13. Annexure-p-5 dated 7-11-95 which is show-cause notice purported to be under Sub-section (3) of Section 41 of the Act and Annexure-p-6, which is reply to the show-cause notice dated 7-11 -95, taking together, go to indicate that it was a violation of requirement under the provisions of law which was not permissible. The word “explanation” has got relevance which means that the person must know the material on the record and he must know the allegations against him and discussions recorded in pursuance of such resolution by way of writing. In the present case nothing has been done. So far as the knowledge to the person concerned, is concerned the fact that he participated in the meeting has no relevance. In the exercise of the power by the State Government, the State Government is obliged to do justice and fair play in seeking explanation, in respect of which a person has a right under the law, the State Government cannot be allowed to say that it has made the compliance of Sub-section (3) of Section 41 of the Act. When a proper opportunity is not given to a person, then he is certainly prejudiced.
14. In view of the above, I am of the view that the impugned order of the State Government dated 19-2-96 is laconic, as it has not been passed after giving opportunity to the concerned councillor, who was having a vested right for holding the office as councillor.

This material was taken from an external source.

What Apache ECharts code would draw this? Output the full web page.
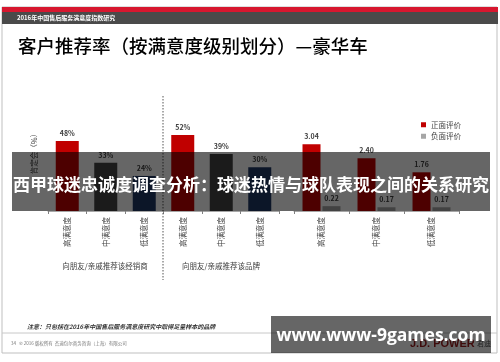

15. So far as the other argument advanced by the learned counsel regarding the fact that no meeting took place is concerned, that has no substance. The record specifies that the said meeting was convened for the purpose and therefore this submission deserves to be rejected,
16. In view of the above, the writ petition succeeds and the impugned order dated 19-2-96 is quashed and the petitioner’s status that of a councillor of Nagar Panchayat Amarpatan, Dist. Satna is restored. However, if the State Government chooses to proceed against the petitioners, then this order will not come in the way of the State Government, provided the requirements of Sub-section (3) of Section 41 of the Act are properly complied with. In view of the facts and circumstances of the case, no order as to costs.